Several things jumped out at me as I correlated the stories, and we’ll cover a number of them, but the biggest was that the Glass Ceiling that prevented women from entering the executive ranks was never broken, it wasn’t even really cracked. Just because someone is given a title doesn’t mean they are given the support and respect that goes with it, and at the core of HP’s problems is that neither the key men nor women involved seemed to realize this.
Let’s chat about the unbroken glass ceiling this week and also cover a product that does much of what the iPad does but blends in Kindle functionality and costs under US$190. The holidays are coming up, and seriously, how many of us can afford to give $500 + gifts in this economy?
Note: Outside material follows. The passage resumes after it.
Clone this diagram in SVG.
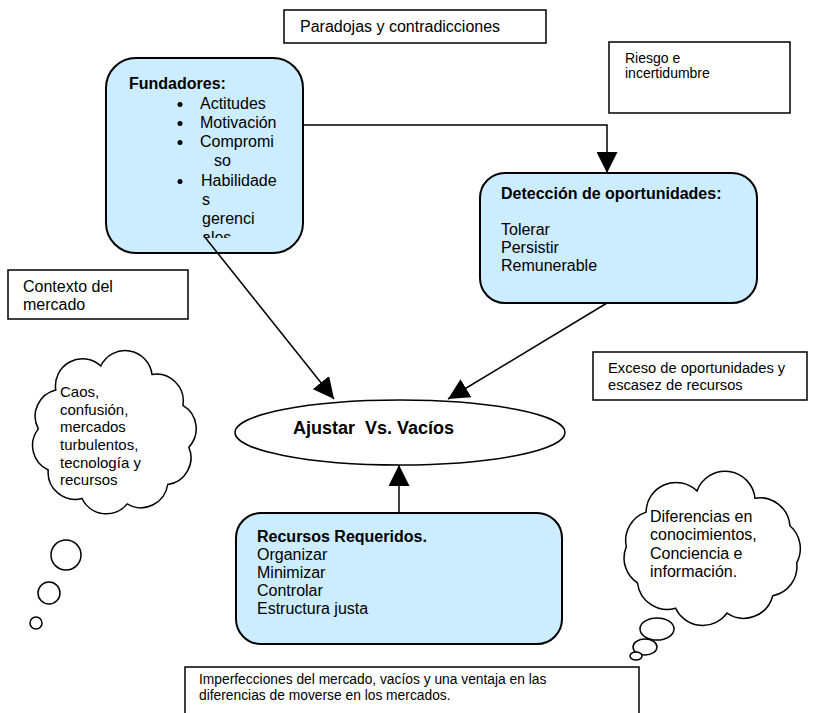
<svg xmlns="http://www.w3.org/2000/svg" width="813" height="713" viewBox="0 0 813 713">
  <style>
    text { font-family: "Liberation Sans", Arial, sans-serif; fill: #000; }
    .box { fill: #fff; stroke: #000; stroke-width: 1.5; }
    .node { fill: #CCECFF; stroke: #000; stroke-width: 2; }
    .cloud { fill: #fff; stroke: #000; stroke-width: 1.5; }
    .edge { fill: none; stroke: #000; stroke-width: 1.5; }
    .t14 { font-size: 14px; }
    .t15 { font-size: 15px; }
    .t16 { font-size: 16px; }
    .b { font-weight: bold; }
  </style>
  <defs>
    <marker id="arrow" viewBox="0 0 20 20" refX="20" refY="10" markerWidth="21" markerHeight="21" markerUnits="userSpaceOnUse" orient="auto">
      <path d="M0,0 L20,10 L0,20 Z" fill="#000"/>
    </marker>
    <clipPath id="fundClip">
      <rect x="106" y="58" width="197" height="180"/>
    </clipPath>
  </defs>
  <rect width="813" height="713" fill="#fff"/>

  <!-- labels -->
  <g id="paradojas">
    <rect class="box" x="284" y="10" width="262" height="33"/>
    <text class="t16" x="300" y="32">Paradojas y contradicciones</text>
  </g>
  <g id="riesgo">
    <rect class="box" x="609" y="42" width="181" height="71"/>
    <text class="t14" x="625" y="63">Riesgo e</text>
    <text class="t14" x="625" y="78">incertidumbre</text>
  </g>
  <g id="contexto">
    <rect class="box" x="8" y="270" width="180" height="49"/>
    <text class="t16" x="23" y="292">Contexto del</text>
    <text class="t16" x="23" y="310">mercado</text>
  </g>
  <g id="exceso">
    <rect class="box" x="593" y="352" width="214" height="48"/>
    <text x="608" y="373" font-size="14.7">Exceso de oportunidades y</text>
    <text x="608" y="390" font-size="14.7">escasez de recursos</text>
  </g>
  <g id="imperfecciones">
    <rect class="box" x="185" y="667" width="454" height="60"/>
    <text x="199" y="684" font-size="13.8">Imperfecciones del mercado, vacíos y una ventaja en las</text>
    <text x="199" y="700" font-size="13.8">diferencias de moverse en los mercados.</text>
  </g>

  <!-- thought clouds -->
  <g id="cloud-caos">
    <path class="cloud" d="M100.8,366 A27,27 0 0 1 152,374.4 A27,27 0 0 1 182.9,405.4 A27,27 0 0 1 188.8,447.2 A27,27 0 0 1 167.7,484.5 A27,27 0 0 1 127.2,503.9 A27,27 0 0 1 81.9,498.4 A27,27 0 0 1 48.2,470 A27,27 0 0 1 38.3,428.9 A27,27 0 0 1 55.8,390 A27,27 0 0 1 100.8,366 Z"/>
    <circle class="cloud" cx="66" cy="555" r="15"/>
    <circle class="cloud" cx="49" cy="593" r="11"/>
    <circle class="cloud" cx="36" cy="623" r="6"/>
    <text class="t15" x="60" y="397">Caos,</text>
    <text class="t15" x="60" y="415">confusión,</text>
    <text class="t15" x="60" y="432">mercados</text>
    <text class="t15" x="60" y="450">turbulentos,</text>
    <text class="t15" x="60" y="468">tecnología y</text>
    <text class="t15" x="60" y="485">recursos</text>
  </g>
  <g id="cloud-diferencias">
    <path class="cloud" d="M697,490.9 A30,30 0 0 1 755,498.3 A30,30 0 0 1 789.9,525.8 A30,30 0 0 1 796.7,562.8 A30,30 0 0 1 772.8,595.8 A30,30 0 0 1 727,613.1 A30,30 0 0 1 675.6,608.2 A30,30 0 0 1 637.5,583 A30,30 0 0 1 626.3,546.6 A30,30 0 0 1 646.1,512.1 A30,30 0 0 1 697,490.9 Z"/>
    <ellipse class="cloud" cx="657" cy="629" rx="17" ry="11"/>
    <ellipse class="cloud" cx="645" cy="647" rx="12" ry="8"/>
    <ellipse class="cloud" cx="636" cy="656" rx="6" ry="4"/>
    <text class="t16" x="650" y="522">Diferencias en</text>
    <text class="t16" x="650" y="540">conocimientos,</text>
    <text class="t16" x="650" y="559">Conciencia e</text>
    <text class="t16" x="650" y="577">información.</text>
  </g>

  <!-- main nodes -->
  <g id="fundadores">
    <rect class="node" x="106" y="58" width="197" height="195" rx="30" ry="30"/>
    <text class="t16 b" x="129" y="89">Fundadores:</text>
    <g clip-path="url(#fundClip)">
      <circle cx="180" cy="104.5" r="2.5"/>
      <circle cx="180" cy="123.5" r="2.5"/>
      <circle cx="180" cy="142.5" r="2.5"/>
      <circle cx="180" cy="181.5" r="2.5"/>
      <text class="t16" x="200" y="109">Actitudes</text>
      <text class="t16" x="200" y="128">Motivación</text>
      <text class="t16" x="200" y="147">Compromi</text>
      <text class="t16" x="214" y="166">so</text>
      <text class="t16" x="201" y="186">Habilidade</text>
      <text class="t16" x="202" y="205">s</text>
      <text class="t16" x="202" y="224">gerenci</text>
      <text class="t16" x="202" y="243">ales</text>
    </g>
  </g>
  <g id="deteccion">
    <rect class="node" x="480" y="173" width="277" height="130" rx="25" ry="25"/>
    <text class="t16 b" x="501" y="199">Detección de oportunidades:</text>
    <text class="t16" x="501" y="235">Tolerar</text>
    <text class="t16" x="501" y="253">Persistir</text>
    <text class="t16" x="501" y="271">Remunerable</text>
  </g>
  <g id="ajustar">
    <ellipse cx="400" cy="432.5" rx="165" ry="32.5" fill="#fff" stroke="#000" stroke-width="1.5"/>
    <text class="b" x="373.5" y="434" font-size="18" text-anchor="middle" xml:space="preserve">Ajustar  Vs. Vacíos</text>
  </g>
  <g id="recursos">
    <rect class="node" x="236" y="513" width="326" height="131" rx="25" ry="25"/>
    <text class="t16 b" x="257" y="542">Recursos Requeridos.</text>
    <text class="t16" x="257" y="560">Organizar</text>
    <text class="t16" x="257" y="578">Minimizar</text>
    <text class="t16" x="257" y="596">Controlar</text>
    <text class="t16" x="257" y="614">Estructura justa</text>
  </g>

  <!-- connectors -->
  <g id="connectors">
    <path class="edge" d="M303,125 H607 V173" marker-end="url(#arrow)"/>
    <path class="edge" d="M204,236 L334,399" marker-end="url(#arrow)"/>
    <path class="edge" d="M607,303 L448,399" marker-end="url(#arrow)"/>
    <path class="edge" d="M399,513 V465" marker-end="url(#arrow)"/>
  </g>
</svg>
The Bigger Lie: Women Are Treated Equal
We see survey after survey about women as a class being treated unfairly. They are paid less, asked to do more, and generally not given the tacit authority to do the jobs they have been tasked with. What was clear particularly in reading The Big Lie was that the two key initial players, Carly Fiorina (HP CEO) and Patty Dunn (HP Chairwoman), regardless of working their way up from being low-level secretarial help, were largely viewed by many of the critical players they depended upon as misplaced secretaries.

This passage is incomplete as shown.